▸ Dataset content:
>> begin

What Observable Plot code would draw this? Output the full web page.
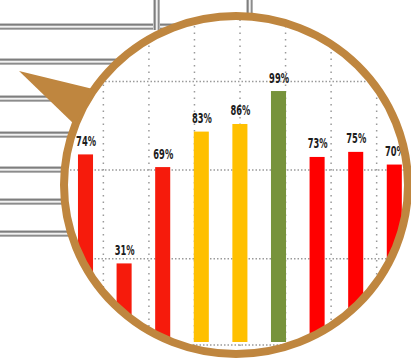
<!DOCTYPE html>
<html>
<head>
<meta charset="utf-8">
<script src="https://cdn.jsdelivr.net/npm/d3@7"></script>
<script src="https://cdn.jsdelivr.net/npm/@observablehq/plot@0.6"></script>
<style>
  html, body { margin: 0; padding: 0; background: #fff; }
  #chart svg { display: block; }
</style>
</head>
<body>
<div id="chart"></div>
<script>
// ---- data ----
const categories = ["1", "2", "3", "4", "5", "6", "7", "8", "9"];
const values = [74, 31, 69, 83, 86, 99, 73, 75, 70];
const barColors = ["#f61b0c", "#f61b0c", "#f61b0c", "#ffc000", "#ffc000", "#77933c", "#ff0000", "#ff0000", "#ff0000"];
// magnified grid (in bar-index units and percent)
const gridX = [0.45, 1.63, 2.81, 3.99, 5.17, 6.35, 7.53];
const gridY = [-1, 33, 68, 103];

const data = categories.map((c, i) => ({ c, i, value: values[i], color: barColors[i] }));
const half = 0.195;

const chart = Plot.plot({
  width: 411,
  height: 361,
  x: { domain: [0, 8], range: [85.5, 394.3], axis: null },
  y: { domain: [0, 100], range: [342, 88.5], axis: null },
  color: { type: "identity" },
  style: { background: "transparent" },
  marks: [
    Plot.ruleY(gridY, { stroke: "#9a9a9a", strokeWidth: 1.5, strokeDasharray: "1.5,2" }),
    Plot.ruleX(gridX, { stroke: "#9a9a9a", strokeWidth: 1.5, strokeDasharray: "1.5,5" }),
    Plot.rectY(data, { x1: d => d.i - half, x2: d => d.i + half, y: "value", fill: "color" }),
    Plot.text(data, {
      x: "i", y: "value", text: d => d.value + "%",
      dy: -9, lineAnchor: "bottom",
      fontSize: 14, fontWeight: "bold", fill: "#1c1c1c",
      fontFamily: "'Liberation Sans Narrow', 'DejaVu Sans Condensed', 'Arial Narrow', sans-serif",
      className: "lbl"
    })
  ]
});

document.getElementById("chart").appendChild(chart);

// condense labels horizontally (magnified look)
d3.select(chart).selectAll(".lbl text").each(function () {
  const bb = this.getBBox();
  const c = bb.x + bb.width / 2;
  const t = this.getAttribute("transform") || "";
  this.setAttribute("transform", `${t} translate(${c},0) scale(0.66,1) translate(${-c},0)`);
});

// ---- decoration: table behind the magnifier, lens, ring and pointer ----
const svg = d3.select(chart);
const node = svg.node();
const markGroups = Array.from(node.childNodes).filter(n => n.tagName && n.tagName.toLowerCase() === "g");
const firstG = markGroups[0];

const ringColor = "#bf863f";
const cx = 236, cy = 185, rx = 172, ry = 169, ringW = 8;

const bg = d3.select(node.insertBefore(document.createElementNS("http://www.w3.org/2000/svg", "g"), firstG));
bg.append("rect").attr("width", 411).attr("height", 361).attr("fill", "#fff");
const bandYs = [23, 58, 95, 131, 166, 198, 230];
function hband(y) {
  bg.append("rect").attr("x", 0).attr("y", y).attr("width", 250).attr("height", 7).attr("fill", "#c4c4c4");
  bg.append("rect").attr("x", 0).attr("y", y + 1).attr("width", 250).attr("height", 1.5).attr("fill", "#7e7e7e");
  bg.append("rect").attr("x", 0).attr("y", y + 3).attr("width", 250).attr("height", 1.3).attr("fill", "#f2f2f2");
  bg.append("rect").attr("x", 0).attr("y", y + 5).attr("width", 250).attr("height", 1.3).attr("fill", "#8c8c8c");
}
bandYs.forEach(hband);
[[153, 30], [246, 26]].forEach(([x, h]) => {
  bg.append("rect").attr("x", x).attr("y", 0).attr("width", 7).attr("height", h).attr("fill", "#c4c4c4");
  bg.append("rect").attr("x", x + 1).attr("y", 0).attr("width", 1.5).attr("height", h).attr("fill", "#7e7e7e");
  bg.append("rect").attr("x", x + 3).attr("y", 0).attr("width", 1.3).attr("height", h).attr("fill", "#f2f2f2");
  bg.append("rect").attr("x", x + 5).attr("y", 0).attr("width", 1.3).attr("height", h).attr("fill", "#8c8c8c");
});
bg.append("ellipse").attr("cx", cx).attr("cy", cy).attr("rx", rx).attr("ry", ry).attr("fill", "#fff");

const defs = bg.append("defs");
defs.append("clipPath").attr("id", "lens")
  .append("ellipse").attr("cx", cx).attr("cy", cy).attr("rx", rx - 1).attr("ry", ry - 1);

const lens = svg.append("g").attr("clip-path", "url(#lens)");
markGroups.forEach(g => lens.node().appendChild(g));

svg.append("ellipse").attr("cx", cx).attr("cy", cy).attr("rx", rx).attr("ry", ry)
  .attr("fill", "none").attr("stroke", ringColor).attr("stroke-width", ringW);
svg.append("path").attr("d", "M19,71 L93,89 L75,125 Z").attr("fill", ringColor);
</script>
</body>
</html>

>> end

▸ To be done: Without the pictures, retype the whole of the material above exactly.

▸ Task response:
What Observable Plot code would draw this? Output the full web page.
<!DOCTYPE html>
<html>
<head>
<meta charset="utf-8">
<script src="https://cdn.jsdelivr.net/npm/d3@7"></script>
<script src="https://cdn.jsdelivr.net/npm/@observablehq/plot@0.6"></script>
<style>
  html, body { margin: 0; padding: 0; background: #fff; }
  #chart svg { display: block; }
</style>
</head>
<body>
<div id="chart"></div>
<script>
// ---- data ----
const categories = ["1", "2", "3", "4", "5", "6", "7", "8", "9"];
const values = [74, 31, 69, 83, 86, 99, 73, 75, 70];
const barColors = ["#f61b0c", "#f61b0c", "#f61b0c", "#ffc000", "#ffc000", "#77933c", "#ff0000", "#ff0000", "#ff0000"];
// magnified grid (in bar-index units and percent)
const gridX = [0.45, 1.63, 2.81, 3.99, 5.17, 6.35, 7.53];
const gridY = [-1, 33, 68, 103];

const data = categories.map((c, i) => ({ c, i, value: values[i], color: barColors[i] }));
const half = 0.195;

const chart = Plot.plot({
  width: 411,
  height: 361,
  x: { domain: [0, 8], range: [85.5, 394.3], axis: null },
  y: { domain: [0, 100], range: [342, 88.5], axis: null },
  color: { type: "identity" },
  style: { background: "transparent" },
  marks: [
    Plot.ruleY(gridY, { stroke: "#9a9a9a", strokeWidth: 1.5, strokeDasharray: "1.5,2" }),
    Plot.ruleX(gridX, { stroke: "#9a9a9a", strokeWidth: 1.5, strokeDasharray: "1.5,5" }),
    Plot.rectY(data, { x1: d => d.i - half, x2: d => d.i + half, y: "value", fill: "color" }),
    Plot.text(data, {
      x: "i", y: "value", text: d => d.value + "%",
      dy: -9, lineAnchor: "bottom",
      fontSize: 14, fontWeight: "bold", fill: "#1c1c1c",
      fontFamily: "'Liberation Sans Narrow', 'DejaVu Sans Condensed', 'Arial Narrow', sans-serif",
      className: "lbl"
    })
  ]
});

document.getElementById("chart").appendChild(chart);

// condense labels horizontally (magnified look)
d3.select(chart).selectAll(".lbl text").each(function () {
  const bb = this.getBBox();
  const c = bb.x + bb.width / 2;
  const t = this.getAttribute("transform") || "";
  this.setAttribute("transform", `${t} translate(${c},0) scale(0.66,1) translate(${-c},0)`);
});

// ---- decoration: table behind the magnifier, lens, ring and pointer ----
const svg = d3.select(chart);
const node = svg.node();
const markGroups = Array.from(node.childNodes).filter(n => n.tagName && n.tagName.toLowerCase() === "g");
const firstG = markGroups[0];

const ringColor = "#bf863f";
const cx = 236, cy = 185, rx = 172, ry = 169, ringW = 8;

const bg = d3.select(node.insertBefore(document.createElementNS("http://www.w3.org/2000/svg", "g"), firstG));
bg.append("rect").attr("width", 411).attr("height", 361).attr("fill", "#fff");
const bandYs = [23, 58, 95, 131, 166, 198, 230];
function hband(y) {
  bg.append("rect").attr("x", 0).attr("y", y).attr("width", 250).attr("height", 7).attr("fill", "#c4c4c4");
  bg.append("rect").attr("x", 0).attr("y", y + 1).attr("width", 250).attr("height", 1.5).attr("fill", "#7e7e7e");
  bg.append("rect").attr("x", 0).attr("y", y + 3).attr("width", 250).attr("height", 1.3).attr("fill", "#f2f2f2");
  bg.append("rect").attr("x", 0).attr("y", y + 5).attr("width", 250).attr("height", 1.3).attr("fill", "#8c8c8c");
}
bandYs.forEach(hband);
[[153, 30], [246, 26]].forEach(([x, h]) => {
  bg.append("rect").attr("x", x).attr("y", 0).attr("width", 7).attr("height", h).attr("fill", "#c4c4c4");
  bg.append("rect").attr("x", x + 1).attr("y", 0).attr("width", 1.5).attr("height", h).attr("fill", "#7e7e7e");
  bg.append("rect").attr("x", x + 3).attr("y", 0).attr("width", 1.3).attr("height", h).attr("fill", "#f2f2f2");
  bg.append("rect").attr("x", x + 5).attr("y", 0).attr("width", 1.3).attr("height", h).attr("fill", "#8c8c8c");
});
bg.append("ellipse").attr("cx", cx).attr("cy", cy).attr("rx", rx).attr("ry", ry).attr("fill", "#fff");

const defs = bg.append("defs");
defs.append("clipPath").attr("id", "lens")
  .append("ellipse").attr("cx", cx).attr("cy", cy).attr("rx", rx - 1).attr("ry", ry - 1);

const lens = svg.append("g").attr("clip-path", "url(#lens)");
markGroups.forEach(g => lens.node().appendChild(g));

svg.append("ellipse").attr("cx", cx).attr("cy", cy).attr("rx", rx).attr("ry", ry)
  .attr("fill", "none").attr("stroke", ringColor).attr("stroke-width", ringW);
svg.append("path").attr("d", "M19,71 L93,89 L75,125 Z").attr("fill", ringColor);
</script>
</body>
</html>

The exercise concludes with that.